A trip of a lifetime in shiny red machines
For Canada 150, Porsche expanded its 'customer experience' tours to the East Coast, taking customers on an unforgettable drive that culminated with the curves of the Cabot Trail
Porsche doesn't claim its guided tours are cheap, but it does promise they'll be unforgettable – and it will be difficult to forget this year's Canada 150 Tour.
There weren't many takers for the 10-day fall drive from Toronto to Halifax, but the two couples and two single drivers who signed up were enthusiastic fans of the brand. They needed to be: It cost $12,000 per person, plus airfares, to sign up.
"We dithered a lot on this because of the price," said Paz Fernando, a podiatrist from Winnipeg and admitted Porsche Snob who flew in with his wife Lisa. "We thought of going on the Provence Porsche tour, or maybe Morocco until it was cancelled – I think the mountain roads wrecked the Cayennes – but we wanted to see the East Coast. We've never been."
And if you can, it's good to drive there in a Porsche 911. The culmination of the tour was at the Cabot Trail, 300 kilometres of Cape Breton curves. Along the way, the four cars with separate guides and hosts visited Ottawa, Montreal and Quebec City, before heading through New Brunswick and Prince Edward Island to Nova Scotia.
As Porsche's website said, Canada's "world-class cities, rich history, vibrant coastlines, rugged terrain, and lush, understated wilderness offer new sights and sounds with every turn. And throughout each new experience, you'll rely on one thing and one thing only to get you there – a Porsche."
The idea appealed to JoAnn Van Engelen, a twice-widowed Boxster and Macan owner from southwestern Ontario; she's making the most of her independence now that the family farm has been sold and the kids have left home. She's still frugal, though. "I saw it and thought, well, this is great, until I got to the price, and I thought, 'Oh,'" Van Engelen said.
"And then I thought, well, what about just knowing where they start and following along? But then I've got to do hotels, and I had no idea how they're filling in the rest of the hours. I talked to my kids about it and they said: 'Oh mom, just go.'"

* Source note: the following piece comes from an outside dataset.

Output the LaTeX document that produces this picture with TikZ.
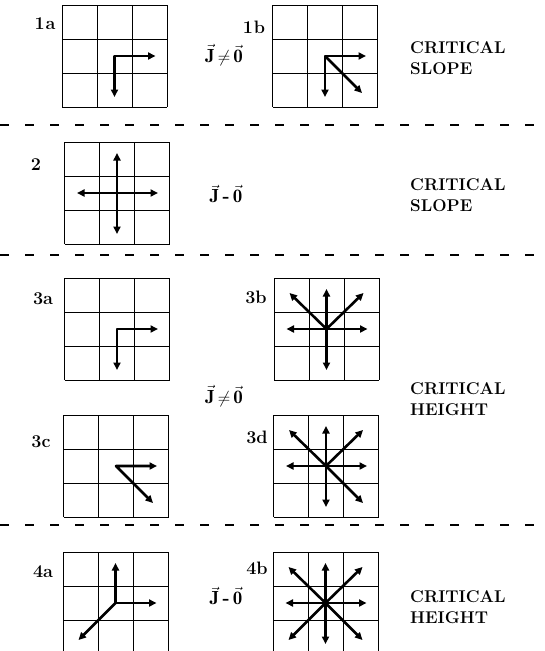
\documentclass[tikz,border=0pt]{standalone}
\usepackage{amsmath}
\usepackage{fontspec}
\usetikzlibrary{arrows.meta}

\tikzset{
  gridline/.style={line width=0.9pt},
  flux/.style={line width=2.6pt, line join=round, ->},
  tag/.style={font=\fontsize{18}{18}\selectfont\bfseries, inner sep=0pt},
  rule/.style={font=\fontsize{19}{19}\selectfont\bfseries, inner sep=0pt},
  verdict/.style={font=\fontsize{17}{21}\selectfont\bfseries, align=left, anchor=west, inner sep=0pt},
  sep/.style={line width=1.1pt, dash pattern=on 9pt off 16pt},
  lattice/.pic={
    \foreach \k in {0,...,3} {
      \draw[gridline] (-52.5+35*\k,-51) -- (-52.5+35*\k,51);
      \draw[gridline] (-52.5,-51+34*\k) -- (52.5,-51+34*\k);
    }
    \coordinate (-c) at (0,0);
    \coordinate (-n) at (0,-40); \coordinate (-s) at (0,41);
    \coordinate (-e) at (41,0); \coordinate (-w) at (-40,0);
    \coordinate (-ne) at (37,-36); \coordinate (-nw) at (-37,-36);
    \coordinate (-se) at (37,37); \coordinate (-sw) at (-37,37);
  }
}
\newcommand{\Jneq}{$\vec{\mathbf J}\mkern-2mu\neq\mkern-2mu\vec{\mathbf 0}$}
\newcommand{\Jdash}{$\vec{\mathbf J}$\,\textbf{-}\,$\vec{\mathbf 0}$}

\begin{document}
\begin{tikzpicture}[x=1pt, y=-1pt, >={Triangle[length=7.5pt,width=7pt]}]
\useasboundingbox (0,0) rectangle (545,651);

% row 1
\pic (g1a) at (114.5,56) {lattice}; \pic (g1b) at (325,56) {lattice};
\node[tag] (t1a) at (45,24) {1\kern1pt a}; \node[tag] (t1b) at (254,27) {1\kern1pt b};
\node[rule] (r1) at (224,55) {\Jneq};
\node[verdict] (v1) at (410,58) {CRITICAL\\SLOPE};
\draw[flux,<->] (g1a-s) -- (g1a-c) -- (g1a-e);
\draw[flux,<->] (g1b-s) -- (g1b-c) -- (g1b-e); \draw[flux] (g1b-c) -- (g1b-se);
\draw[sep] (0,125) -- (545,125);

% row 2
\pic (g2) at (117,193) {lattice};
\node[tag] (t2) at (36,165) {2};
\node[rule] (r2) at (226,194) {\Jdash};
\node[verdict] (v2) at (410,195) {CRITICAL\\SLOPE};
\draw[flux,<->] (g2-w) -- (g2-e); \draw[flux,<->] (g2-n) -- (g2-s);
\draw[sep] (0,255) -- (545,255);

% row 3
\pic (g3a) at (117,329) {lattice}; \pic (g3b) at (326.5,329) {lattice};
\pic (g3c) at (116,466) {lattice}; \pic (g3d) at (326,466) {lattice};
\node[tag] (t3a) at (43,299) {3a}; \node[tag] (t3b) at (256,297) {3b};
\node[tag] (t3c) at (41,442) {3c}; \node[tag] (t3d) at (257,437) {3d};
\node[rule] (r3) at (224,396) {\Jneq};
\node[verdict] (v3) at (410,399) {CRITICAL\\HEIGHT};
\draw[flux,<->] (g3a-s) -- (g3a-c) -- (g3a-e);
\foreach \d in {n,s,e,w,ne,nw} \draw[flux] (g3b-c) -- (g3b-\d);
\draw[flux,<->] (g3c-e) -- (g3c-c) -- (g3c-se);
\foreach \d in {n,s,e,w,ne,nw,se} \draw[flux] (g3d-c) -- (g3d-\d);
\draw[sep] (0,525) -- (545,525);

% row 4
\pic (g4a) at (115.5,603) {lattice}; \pic (g4b) at (325.5,603) {lattice};
\node[tag] (t4a) at (43,572) {4a}; \node[tag] (t4b) at (257,568) {4b};
\node[rule] (r4) at (226,596) {\Jdash};
\node[verdict] (v4) at (410,607) {CRITICAL\\HEIGHT};
\draw[flux,<->] (g4a-n) -- (g4a-c) -- (g4a-e); \draw[flux] (g4a-c) -- (g4a-sw);
\foreach \d in {n,s,e,w,ne,nw,se,sw} \draw[flux] (g4b-c) -- (g4b-\d);
\end{tikzpicture}
\end{document}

The hotels are top-notch (the Andaz in Ottawa, the Queen Elizabeth in Montreal, that sort of thing) and the food is high-end, but the participants saw these as distractions from the driving. "We would rather skip lunch, we're here for the cars," said Paz Fernando. "Let's get out of bed early and get on it while we have access to the road."
This was the couple's fifth Porsche tour in as many years, after trips to Italy for the Stelvio Pass and Romania for the Transfagasaran highway, among others. "These tours work best when everybody gets along and nobody takes themselves too seriously," said Lisa Fernando, before dissing on a prima donna in Romania who ticked off everyone.
Here in Canada, everybody did get along. The tour was rounded out by a Chinese property developer from Seattle and a wealthy Australian couple who participate in several such trips each year, and everyone agreed they'd like more driving, with fewer city tours.
The cars, after all, were terrific: Porsche 911 Carrera 4Ss, the same $150,000 cars used for Porsche's performance driving school. Porsche offers a number of different "customer experience" events every year, including performance driving schools at racetracks and short tours that end at racetracks. Internationally, Porsche offers many tours and events. This 3,000-kilometre drive to the East Coast to commemorate Canada's 150th birthday, however, was a first.
"It's more of a branding exercise, building the brand and building the relationship these attendees have with Porsche, and giving them a lifelong memory," said Daniel Ponzini of Porsche Cars Canada. "There is a business case for these events, like all drive experience events, but it does more – it exposes customers to different styles of vehicle and shows them newer vehicles. It builds the brand in a different light."
There were originally 20 available spots for the one-off Canada 150 Tour but only six were sold. There was some grumbling during the drive when the cars were in procession on the Trans-Canada Highway, sticking to the speed limit, but whenever possible, the guides would leave the multi-lane highway and find a country road with smooth asphalt and tight corners.
At the end of it all, there was the promise of the Cabot Trail, Canada's crown jewel of driving roads. "The deeper we got into the Maritimes, the better the roads and the attitudes got," recalled Paz Fernando later in an e-mail, after the trip was complete and everyone returned home.
"Of course, the Holy [Cabot] Trail was the highlight and save for two obstinate black SUVs that blocked us for some time out of the Keltic Inn on the second day, the drive was the best. And lobsters and oysters were shown no mercy."
The writer was a guest of the auto maker. Content was not subject to approval.